:: WHAT THE TASK REQUIRES ::
The lines from the top of the material below through the line containing "var myChart = echarts.init(document.getElementById('chart'));" are to be printed exactly, with pictures omitted.

:: PROVIDED MATERIAL ::

────────────────────────────────────────

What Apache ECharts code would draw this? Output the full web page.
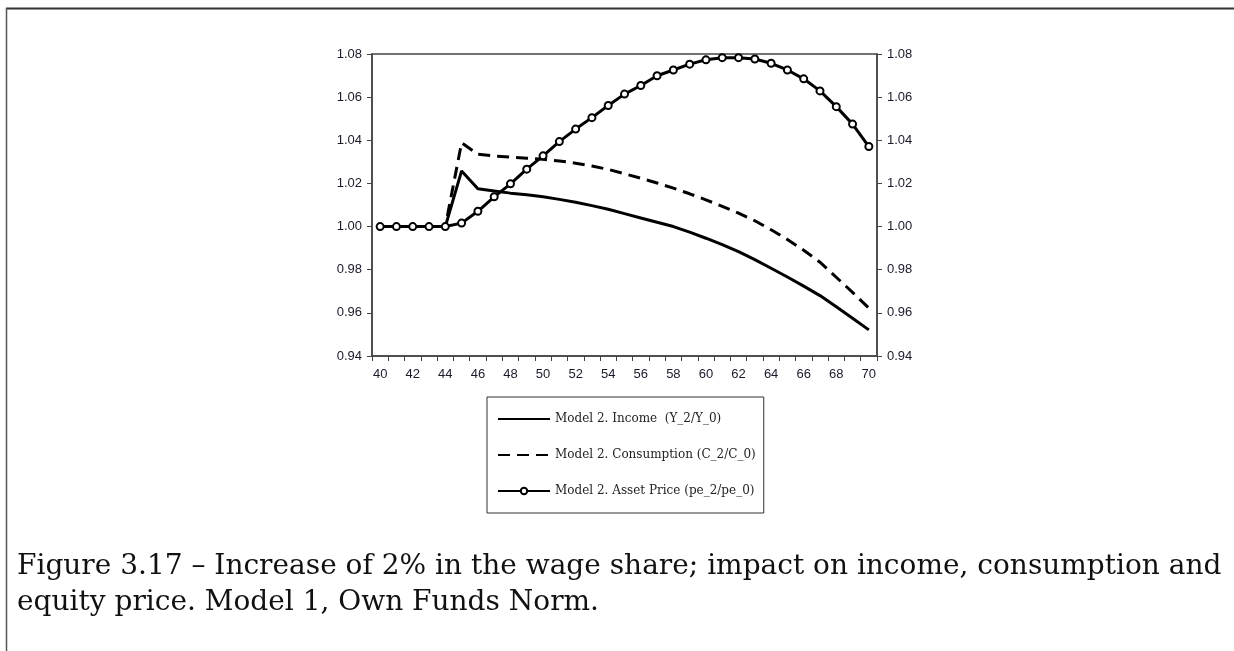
<!DOCTYPE html>
<html lang="en">
<head>
        <meta charset="UTF-8">
        <title>Figure 3.17</title>
        <style>
                html, body { margin: 0; padding: 0; background: #fff; }
                #chart { width: 1234px; height: 651px; }
        </style>
</head>
<body>
<div id="chart"></div>

<script src="https://cdn.jsdelivr.net/npm/echarts@6/dist/echarts.min.js"></script>
<script>

        // years on the x axis
        var years = [];
        for (var y = 40; y <= 70; y++) { years.push(String(y)); }

        // Model 2. Income (Y_2/Y_0)
        var income = [1.000, 1.000, 1.000, 1.000, 1.000, 1.0258, 1.0175, 1.0165, 1.0155, 1.0147,
                1.0138, 1.0126, 1.0113, 1.0097, 1.0080, 1.0060, 1.0040, 1.0020, 1.0000, 0.9974,
                0.9946, 0.9916, 0.9884, 0.9847, 0.9807, 0.9766, 0.9724, 0.9680, 0.9628, 0.9575, 0.9521];

        // Model 2. Consumption (C_2/C_0)
        var consumption = [1.000, 1.000, 1.000, 1.000, 1.000, 1.0389, 1.0335, 1.0327, 1.0322, 1.0317,
                1.0312, 1.0304, 1.0294, 1.0281, 1.0265, 1.0245, 1.0224, 1.0202, 1.0178, 1.0152,
                1.0124, 1.0094, 1.0062, 1.0027, 0.9985, 0.9940, 0.9890, 0.9835, 0.9765, 0.9695, 0.9622];

        // Model 2. Asset Price (pe_2/pe_0)
        var assetPrice = [1.000, 1.000, 1.000, 1.000, 1.000, 1.0016, 1.0071, 1.0138, 1.0198, 1.0266,
                1.0328, 1.0394, 1.0452, 1.0505, 1.0561, 1.0614, 1.0654, 1.0699, 1.0726, 1.0753,
                1.0773, 1.0783, 1.0783, 1.0777, 1.0757, 1.0726, 1.0685, 1.0629, 1.0556, 1.0475, 1.0371];

        var seriesNames = ['Model 2. Income  (Y_2/Y_0)', 'Model 2. Consumption (C_2/C_0)', 'Model 2. Asset Price (pe_2/pe_0)'];

        var captionLines = ['Figure 3.17 – Increase of 2% in the wage share; impact on income, consumption and',
                'equity price. Model 1, Own Funds Norm.'];

        var myChart = echarts.init(document.getElementById('chart'));

        var axisText = { fontFamily: 'Liberation Sans, Arial, sans-serif', fontSize: 13, color: '#1a1a2a' };

        function yAxis(pos) {
                return {
                        type: 'value',
                        position: pos,
                        min: 0.94,
                        max: 1.08,
                        interval: 0.02,
                        splitLine: { show: false },
                        axisLine: { show: true, lineStyle: { color: '#444', width: 1.5 } },
                        axisTick: { show: true, length: 5, lineStyle: { color: '#444' } },
                        axisLabel: Object.assign({ margin: 10, formatter: function (v) { return v.toFixed(2); } }, axisText)
                };
        }

        var option = {
                animation: false,
                backgroundColor: '#fff',
                title: {
                        text: captionLines.join('\n'),
                        left: 12,
                        top: 544,
                        textStyle: {
                                fontFamily: 'DejaVu Serif, serif',
                                fontWeight: 'normal',
                                fontSize: 28,
                                lineHeight: 36,
                                color: '#111'
                        }
                },
                graphic: [
                        { type: 'line', shape: { x1: 6, y1: 8.5, x2: 1234, y2: 8.5 }, style: { stroke: '#333', lineWidth: 2 } },
                        { type: 'line', shape: { x1: 6.5, y1: 8, x2: 6.5, y2: 651 }, style: { stroke: '#555', lineWidth: 1.5 } }
                ],
                grid: {
                        left: 372,
                        right: 357,
                        top: 54,
                        bottom: 295,
                        show: true,
                        borderColor: '#444',
                        borderWidth: 1.5
                },
                legend: {
                        orient: 'vertical',
                        left: 487,
                        top: 397,
                        padding: [16, 8, 16, 10],
                        itemGap: 24,
                        itemWidth: 52,
                        itemHeight: 8,
                        borderColor: '#333',
                        borderWidth: 1,
                        backgroundColor: '#fff',
                        textStyle: { fontFamily: 'DejaVu Serif, serif', fontSize: 12, color: '#222' },
                        data: [
                                { name: seriesNames[0], itemStyle: { opacity: 0 } },
                                { name: seriesNames[1], itemStyle: { opacity: 0 } },
                                { name: seriesNames[2] }
                        ]
                },
                xAxis: {
                        type: 'category',
                        data: years,
                        boundaryGap: true,
                        axisLine: { show: true, lineStyle: { color: '#444', width: 1.5 } },
                        axisTick: { show: true, interval: 0, length: 5, lineStyle: { color: '#444' } },
                        axisLabel: Object.assign({ interval: 1, margin: 12 }, axisText)
                },
                yAxis: [yAxis('left'), yAxis('right')],
                series: [
                        {
                                name: seriesNames[0],
                                type: 'line',
                                data: income,
                                symbol: 'none',
                                lineStyle: { color: '#000', width: 3 },
                                itemStyle: { color: '#000' }
                        },
                        {
                                name: seriesNames[1],
                                type: 'line',
                                data: consumption,
                                symbol: 'none',
                                lineStyle: { color: '#000', width: 3, type: [12, 7] },
                                itemStyle: { color: '#000' }
                        },
                        {
                                name: seriesNames[2],
                                type: 'line',
                                data: assetPrice,
                                symbol: 'circle',
                                symbolSize: 7,
                                showSymbol: true,
                                lineStyle: { color: '#000', width: 3 },
                                itemStyle: { color: '#fff', borderColor: '#000', borderWidth: 2 }
                        }
                ]
        };

        myChart.setOption(option);

</script>
</body>
</html>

────────────────────────────────────────

:: EXERCISE ANSWER ::
What Apache ECharts code would draw this? Output the full web page.
<!DOCTYPE html>
<html lang="en">
<head>
        <meta charset="UTF-8">
        <title>Figure 3.17</title>
        <style>
                html, body { margin: 0; padding: 0; background: #fff; }
                #chart { width: 1234px; height: 651px; }
        </style>
</head>
<body>
<div id="chart"></div>

<script src="https://cdn.jsdelivr.net/npm/echarts@6/dist/echarts.min.js"></script>
<script>

        // years on the x axis
        var years = [];
        for (var y = 40; y <= 70; y++) { years.push(String(y)); }

        // Model 2. Income (Y_2/Y_0)
        var income = [1.000, 1.000, 1.000, 1.000, 1.000, 1.0258, 1.0175, 1.0165, 1.0155, 1.0147,
                1.0138, 1.0126, 1.0113, 1.0097, 1.0080, 1.0060, 1.0040, 1.0020, 1.0000, 0.9974,
                0.9946, 0.9916, 0.9884, 0.9847, 0.9807, 0.9766, 0.9724, 0.9680, 0.9628, 0.9575, 0.9521];

        // Model 2. Consumption (C_2/C_0)
        var consumption = [1.000, 1.000, 1.000, 1.000, 1.000, 1.0389, 1.0335, 1.0327, 1.0322, 1.0317,
                1.0312, 1.0304, 1.0294, 1.0281, 1.0265, 1.0245, 1.0224, 1.0202, 1.0178, 1.0152,
                1.0124, 1.0094, 1.0062, 1.0027, 0.9985, 0.9940, 0.9890, 0.9835, 0.9765, 0.9695, 0.9622];

        // Model 2. Asset Price (pe_2/pe_0)
        var assetPrice = [1.000, 1.000, 1.000, 1.000, 1.000, 1.0016, 1.0071, 1.0138, 1.0198, 1.0266,
                1.0328, 1.0394, 1.0452, 1.0505, 1.0561, 1.0614, 1.0654, 1.0699, 1.0726, 1.0753,
                1.0773, 1.0783, 1.0783, 1.0777, 1.0757, 1.0726, 1.0685, 1.0629, 1.0556, 1.0475, 1.0371];

        var seriesNames = ['Model 2. Income  (Y_2/Y_0)', 'Model 2. Consumption (C_2/C_0)', 'Model 2. Asset Price (pe_2/pe_0)'];

        var captionLines = ['Figure 3.17 – Increase of 2% in the wage share; impact on income, consumption and',
                'equity price. Model 1, Own Funds Norm.'];

        var myChart = echarts.init(document.getElementById('chart'));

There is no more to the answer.